→ **EXERCISE GOAL**: Produce an exact transcription of the listing below, omitting the pictures.
## BEGIN
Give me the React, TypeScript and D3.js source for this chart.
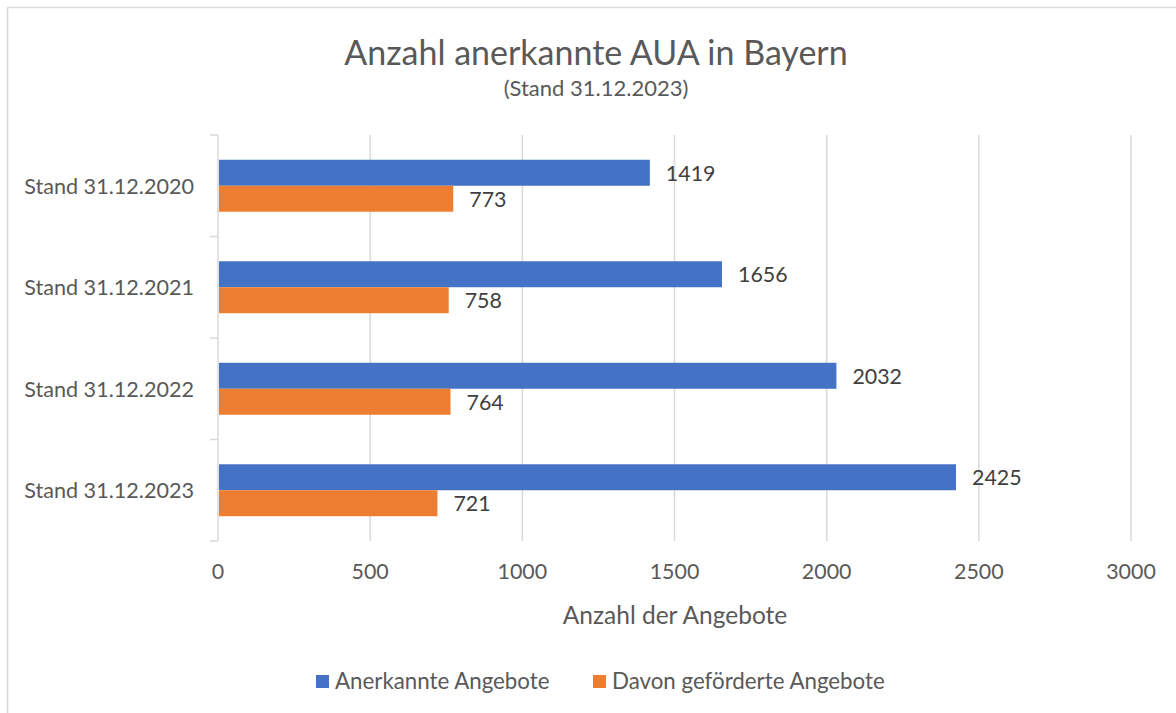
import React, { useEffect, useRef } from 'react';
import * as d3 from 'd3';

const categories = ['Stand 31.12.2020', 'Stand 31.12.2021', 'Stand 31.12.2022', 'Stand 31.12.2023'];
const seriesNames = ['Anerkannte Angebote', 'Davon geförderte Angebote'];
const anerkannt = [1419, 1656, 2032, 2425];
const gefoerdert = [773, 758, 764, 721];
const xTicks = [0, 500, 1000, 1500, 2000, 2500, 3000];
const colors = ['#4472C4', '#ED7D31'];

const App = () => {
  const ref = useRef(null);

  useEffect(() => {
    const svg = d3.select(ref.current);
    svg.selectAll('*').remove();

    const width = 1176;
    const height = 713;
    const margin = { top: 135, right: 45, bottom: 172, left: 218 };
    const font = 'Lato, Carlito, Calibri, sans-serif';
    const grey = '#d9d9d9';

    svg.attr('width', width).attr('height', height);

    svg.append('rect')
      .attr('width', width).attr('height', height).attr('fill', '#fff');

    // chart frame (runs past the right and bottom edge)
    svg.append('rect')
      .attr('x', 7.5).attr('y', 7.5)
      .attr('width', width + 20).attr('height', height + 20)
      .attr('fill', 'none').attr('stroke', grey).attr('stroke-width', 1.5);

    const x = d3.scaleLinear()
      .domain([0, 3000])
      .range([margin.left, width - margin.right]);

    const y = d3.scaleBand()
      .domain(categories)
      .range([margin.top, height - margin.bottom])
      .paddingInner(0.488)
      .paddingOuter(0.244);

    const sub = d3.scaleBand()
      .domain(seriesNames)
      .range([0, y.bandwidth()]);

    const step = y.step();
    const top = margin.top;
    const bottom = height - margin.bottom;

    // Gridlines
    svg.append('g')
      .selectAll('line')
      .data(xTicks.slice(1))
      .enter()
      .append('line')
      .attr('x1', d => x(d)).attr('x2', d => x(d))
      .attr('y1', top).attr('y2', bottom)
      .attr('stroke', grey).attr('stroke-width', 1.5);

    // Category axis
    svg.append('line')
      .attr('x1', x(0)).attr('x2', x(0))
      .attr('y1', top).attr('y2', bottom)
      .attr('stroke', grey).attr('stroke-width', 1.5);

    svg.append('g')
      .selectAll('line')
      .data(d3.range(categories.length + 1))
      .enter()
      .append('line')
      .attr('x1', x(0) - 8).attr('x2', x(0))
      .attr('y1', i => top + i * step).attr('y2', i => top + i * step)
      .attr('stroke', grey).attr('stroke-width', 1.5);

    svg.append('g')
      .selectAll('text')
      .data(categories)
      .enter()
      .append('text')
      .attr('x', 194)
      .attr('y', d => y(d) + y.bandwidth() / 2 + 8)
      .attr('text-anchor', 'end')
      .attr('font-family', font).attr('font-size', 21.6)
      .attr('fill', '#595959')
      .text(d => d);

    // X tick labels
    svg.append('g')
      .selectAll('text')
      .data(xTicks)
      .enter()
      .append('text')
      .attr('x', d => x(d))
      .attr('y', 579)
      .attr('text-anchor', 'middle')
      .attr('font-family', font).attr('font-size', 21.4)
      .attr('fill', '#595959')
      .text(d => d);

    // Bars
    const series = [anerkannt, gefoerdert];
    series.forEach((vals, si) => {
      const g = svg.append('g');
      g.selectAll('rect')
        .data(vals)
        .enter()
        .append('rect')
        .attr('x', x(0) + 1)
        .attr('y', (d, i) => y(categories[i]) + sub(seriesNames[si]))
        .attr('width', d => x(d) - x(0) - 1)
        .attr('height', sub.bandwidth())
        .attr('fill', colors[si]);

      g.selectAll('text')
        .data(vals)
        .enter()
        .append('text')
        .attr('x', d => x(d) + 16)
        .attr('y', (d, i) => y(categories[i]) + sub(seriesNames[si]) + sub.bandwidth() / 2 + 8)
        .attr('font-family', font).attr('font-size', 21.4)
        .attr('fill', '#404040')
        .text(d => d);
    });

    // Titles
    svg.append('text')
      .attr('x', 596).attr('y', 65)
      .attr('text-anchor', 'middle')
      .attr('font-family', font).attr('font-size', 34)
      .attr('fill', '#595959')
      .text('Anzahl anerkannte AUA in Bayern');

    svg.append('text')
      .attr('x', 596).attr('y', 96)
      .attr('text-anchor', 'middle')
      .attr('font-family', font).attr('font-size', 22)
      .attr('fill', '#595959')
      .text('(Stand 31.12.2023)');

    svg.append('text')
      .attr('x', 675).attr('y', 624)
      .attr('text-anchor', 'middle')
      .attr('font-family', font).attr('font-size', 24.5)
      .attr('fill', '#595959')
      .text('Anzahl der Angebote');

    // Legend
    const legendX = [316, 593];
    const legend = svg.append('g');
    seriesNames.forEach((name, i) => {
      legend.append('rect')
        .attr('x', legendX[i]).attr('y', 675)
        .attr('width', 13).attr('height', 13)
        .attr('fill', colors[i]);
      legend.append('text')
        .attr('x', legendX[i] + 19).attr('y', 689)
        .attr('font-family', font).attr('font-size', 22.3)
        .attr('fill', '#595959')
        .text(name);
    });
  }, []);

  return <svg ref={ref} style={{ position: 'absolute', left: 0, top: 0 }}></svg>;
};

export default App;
## END
→ **RESULT BELOW**:
Give me the React, TypeScript and D3.js source for this chart.
import React, { useEffect, useRef } from 'react';
import * as d3 from 'd3';

const categories = ['Stand 31.12.2020', 'Stand 31.12.2021', 'Stand 31.12.2022', 'Stand 31.12.2023'];
const seriesNames = ['Anerkannte Angebote', 'Davon geförderte Angebote'];
const anerkannt = [1419, 1656, 2032, 2425];
const gefoerdert = [773, 758, 764, 721];
const xTicks = [0, 500, 1000, 1500, 2000, 2500, 3000];
const colors = ['#4472C4', '#ED7D31'];

const App = () => {
  const ref = useRef(null);

  useEffect(() => {
    const svg = d3.select(ref.current);
    svg.selectAll('*').remove();

    const width = 1176;
    const height = 713;
    const margin = { top: 135, right: 45, bottom: 172, left: 218 };
    const font = 'Lato, Carlito, Calibri, sans-serif';
    const grey = '#d9d9d9';

    svg.attr('width', width).attr('height', height);

    svg.append('rect')
      .attr('width', width).attr('height', height).attr('fill', '#fff');

    // chart frame (runs past the right and bottom edge)
    svg.append('rect')
      .attr('x', 7.5).attr('y', 7.5)
      .attr('width', width + 20).attr('height', height + 20)
      .attr('fill', 'none').attr('stroke', grey).attr('stroke-width', 1.5);

    const x = d3.scaleLinear()
      .domain([0, 3000])
      .range([margin.left, width - margin.right]);

    const y = d3.scaleBand()
      .domain(categories)
      .range([margin.top, height - margin.bottom])
      .paddingInner(0.488)
      .paddingOuter(0.244);

    const sub = d3.scaleBand()
      .domain(seriesNames)
      .range([0, y.bandwidth()]);

    const step = y.step();
    const top = margin.top;
    const bottom = height - margin.bottom;

    // Gridlines
    svg.append('g')
      .selectAll('line')
      .data(xTicks.slice(1))
      .enter()
      .append('line')
      .attr('x1', d => x(d)).attr('x2', d => x(d))
      .attr('y1', top).attr('y2', bottom)
      .attr('stroke', grey).attr('stroke-width', 1.5);

    // Category axis
    svg.append('line')
      .attr('x1', x(0)).attr('x2', x(0))
      .attr('y1', top).attr('y2', bottom)
      .attr('stroke', grey).attr('stroke-width', 1.5);

    svg.append('g')
      .selectAll('line')
      .data(d3.range(categories.length + 1))
      .enter()
      .append('line')
      .attr('x1', x(0) - 8).attr('x2', x(0))
      .attr('y1', i => top + i * step).attr('y2', i => top + i * step)
      .attr('stroke', grey).attr('stroke-width', 1.5);

    svg.append('g')
      .selectAll('text')
      .data(categories)
      .enter()
      .append('text')
      .attr('x', 194)
      .attr('y', d => y(d) + y.bandwidth() / 2 + 8)
      .attr('text-anchor', 'end')
      .attr('font-family', font).attr('font-size', 21.6)
      .attr('fill', '#595959')
      .text(d => d);

    // X tick labels
    svg.append('g')
      .selectAll('text')
      .data(xTicks)
      .enter()
      .append('text')
      .attr('x', d => x(d))
      .attr('y', 579)
      .attr('text-anchor', 'middle')
      .attr('font-family', font).attr('font-size', 21.4)
      .attr('fill', '#595959')
      .text(d => d);

    // Bars
    const series = [anerkannt, gefoerdert];
    series.forEach((vals, si) => {
      const g = svg.append('g');
      g.selectAll('rect')
        .data(vals)
        .enter()
        .append('rect')
        .attr('x', x(0) + 1)
        .attr('y', (d, i) => y(categories[i]) + sub(seriesNames[si]))
        .attr('width', d => x(d) - x(0) - 1)
        .attr('height', sub.bandwidth())
        .attr('fill', colors[si]);

      g.selectAll('text')
        .data(vals)
        .enter()
        .append('text')
        .attr('x', d => x(d) + 16)
        .attr('y', (d, i) => y(categories[i]) + sub(seriesNames[si]) + sub.bandwidth() / 2 + 8)
        .attr('font-family', font).attr('font-size', 21.4)
        .attr('fill', '#404040')
        .text(d => d);
    });

    // Titles
    svg.append('text')
      .attr('x', 596).attr('y', 65)
      .attr('text-anchor', 'middle')
      .attr('font-family', font).attr('font-size', 34)
      .attr('fill', '#595959')
      .text('Anzahl anerkannte AUA in Bayern');

    svg.append('text')
      .attr('x', 596).attr('y', 96)
      .attr('text-anchor', 'middle')
      .attr('font-family', font).attr('font-size', 22)
      .attr('fill', '#595959')
      .text('(Stand 31.12.2023)');

    svg.append('text')
      .attr('x', 675).attr('y', 624)
      .attr('text-anchor', 'middle')
      .attr('font-family', font).attr('font-size', 24.5)
      .attr('fill', '#595959')
      .text('Anzahl der Angebote');

    // Legend
    const legendX = [316, 593];
    const legend = svg.append('g');
    seriesNames.forEach((name, i) => {
      legend.append('rect')
        .attr('x', legendX[i]).attr('y', 675)
        .attr('width', 13).attr('height', 13)
        .attr('fill', colors[i]);
      legend.append('text')
        .attr('x', legendX[i] + 19).attr('y', 689)
        .attr('font-family', font).attr('font-size', 22.3)
        .attr('fill', '#595959')
        .text(name);
    });
  }, []);

  return <svg ref={ref} style={{ position: 'absolute', left: 0, top: 0 }}></svg>;
};

export default App;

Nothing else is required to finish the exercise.